The Professional Edition of the Spacecraft Control Toolbox provides everything in the CubeSat and Academic versions, with the addition of advanced tools for attitude and orbit estimation, sensor and actuator modeling, and subsystem analysis. Toolbox applications include control system design, nonlinear simulation, orbit analysis and mission planning including interplanetary trajectories, spacecraft design and layout, trade studies, and attitude and orbit visualization.
- Spacecraft control system design and analysis.
- Attitude dynamics modeling including flexible and multi-body spacecraft.
- Orbit dynamics analysis and simulation.
- Attitude estimation including star identification.
- Orbit determination using continuous-discrete and unscented Kalman filters.
- Ephemeris calculation including astronomical almanac and JPL ephemerides.
- Environmental modeling including atmospheric, planetary albedo and radiation, gravitational, and magnetic field.
- Disturbance calculation from detailed spacecraft geometry and properties specification.
- Pointing and propellant budgeting.
- Spacecraft visualization in 3D.
- Generating, calculating and managing mass properties.
- Thermal analysis.
- Propulsion system and launch vehicle analysis.
- Link analysis and budgets including optical and RF systems.
- CubeSat mission analysis.
- Importing spacecraft geometry from AutoCAD DXF and Wavefront OBJ files.
This module provides dynamics, control, and estimation support for formations of satellites.
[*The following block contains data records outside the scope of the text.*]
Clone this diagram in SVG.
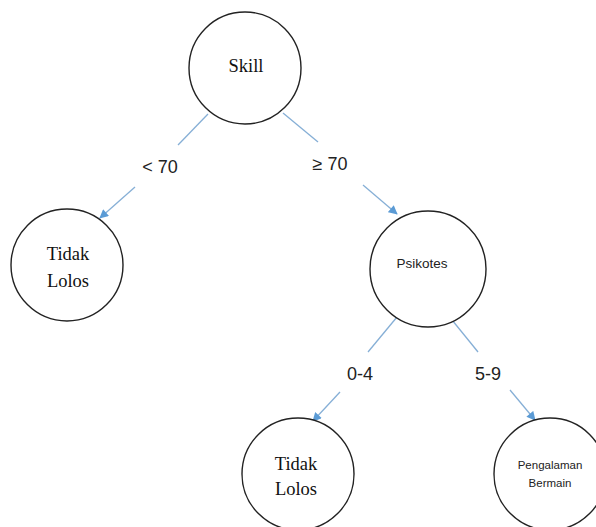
<svg xmlns="http://www.w3.org/2000/svg" width="596" height="527" viewBox="0 0 596 527">
<defs>
<marker id="ah" viewBox="0 0 10 10" refX="9" refY="5" markerWidth="10" markerHeight="9" markerUnits="userSpaceOnUse" orient="auto">
<path d="M0,0 L10,5 L0,10 z" fill="#5B9BD5"/>
</marker>
<style>
.node{fill:#fff;stroke:#222;stroke-width:1.4}
.serif{font-family:"Liberation Serif","Times New Roman",serif;fill:#111;text-anchor:middle}
.sans{font-family:"Liberation Sans",Arial,sans-serif;fill:#222;text-anchor:middle}
.conn{stroke:#86AFD6;stroke-width:1.3;fill:none}
.arr{marker-end:url(#ah)}
</style>
</defs>
<rect width="596" height="527" fill="#fff"/>
<g id="connectors">
<line class="conn" x1="208" y1="114" x2="178" y2="145"/>
<line class="conn arr" x1="135" y1="187" x2="100" y2="218"/>
<line class="conn" x1="283" y1="113" x2="318" y2="142"/>
<line class="conn arr" x1="363" y1="185" x2="397" y2="214"/>
<line class="conn" x1="397" y1="317" x2="368" y2="352"/>
<line class="conn arr" x1="340" y1="392" x2="313" y2="421"/>
<line class="conn" x1="448" y1="315" x2="478" y2="352"/>
<line class="conn arr" x1="510" y1="390" x2="535" y2="420"/>
<text class="sans" x="160" y="173" font-size="18">&lt; 70</text>
<text class="sans" x="330" y="170" font-size="18">≥ 70</text>
<text class="sans" x="360" y="380" font-size="18">0-4</text>
<text class="sans" x="488" y="380" font-size="18">5-9</text>
</g>
<g id="skill">
<circle class="node" cx="245" cy="68" r="56"/>
<text class="serif" x="246" y="72" font-size="18.5">Skill</text>
</g>
<g id="tidak-lolos-1">
<circle class="node" cx="67" cy="265" r="56"/>
<text class="serif" x="68" y="260" font-size="18.5">Tidak</text>
<text class="serif" x="68" y="287" font-size="18.5">Lolos</text>
</g>
<g id="psikotes">
<circle class="node" cx="428" cy="269" r="58"/>
<text class="sans" x="422" y="268" font-size="13.5">Psikotes</text>
</g>
<g id="tidak-lolos-2">
<circle class="node" cx="298" cy="474" r="56"/>
<text class="serif" x="296" y="470" font-size="18.5">Tidak</text>
<text class="serif" x="296" y="495" font-size="18.5">Lolos</text>
</g>
<g id="pengalaman-bermain">
<circle class="node" cx="550" cy="474" r="56"/>
<text class="sans" x="550" y="469" font-size="11.5">Pengalaman</text>
<text class="sans" x="550" y="487" font-size="11.5">Bermain</text>
</g>
</svg>
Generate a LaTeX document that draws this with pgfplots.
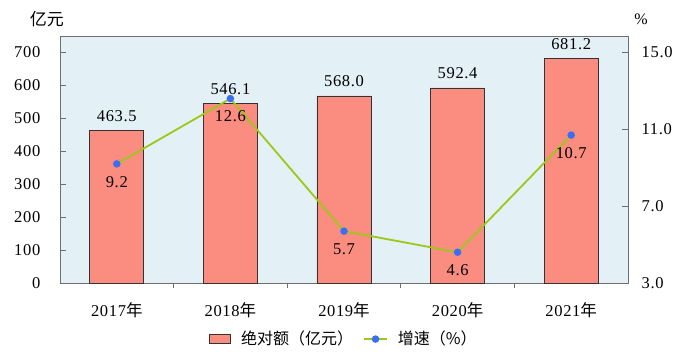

Circular and eccentric orbits are supported. The module features a decentralized formation flying (DFF) control system developed via SBIRs for NASA Goddard Space Flight Center.
This module provides a complete, integrated set of tools needed to perform the design and analysis of nuclear fusion propulsion systems. It includes functions for nuclear fusion power generation, nuclear fusion physics and propulsion. It has a complete set of functions for point reactor designs. All fusion reactions including Deuterium-Tritium, Deuterium-Helium 3 and Boron Proton can be analyzed. Additional functions provide tools for sizing shielding and cyrogenic cooling systems.
This module’s high-fidelity disturbance model enables users to simulate complex solar sail shapes without resorting to analytical approximations. You can study the nonlinear effects of different sail material properties and propellantless actuation schemes. The combination of these special sail CAD and dynamics models with control design tools from the core toolbox provide a complete sail attitude and orbit control analysis solution!
Spin Axis Attitude Determination
This module provides a complete, integrated set of tools needed to perform spin-axis attitude determination using horizon sensor and sun sensor measurements. Spin-axis attitude determination requires at least one horizon sensor and one single-axis sun sensor.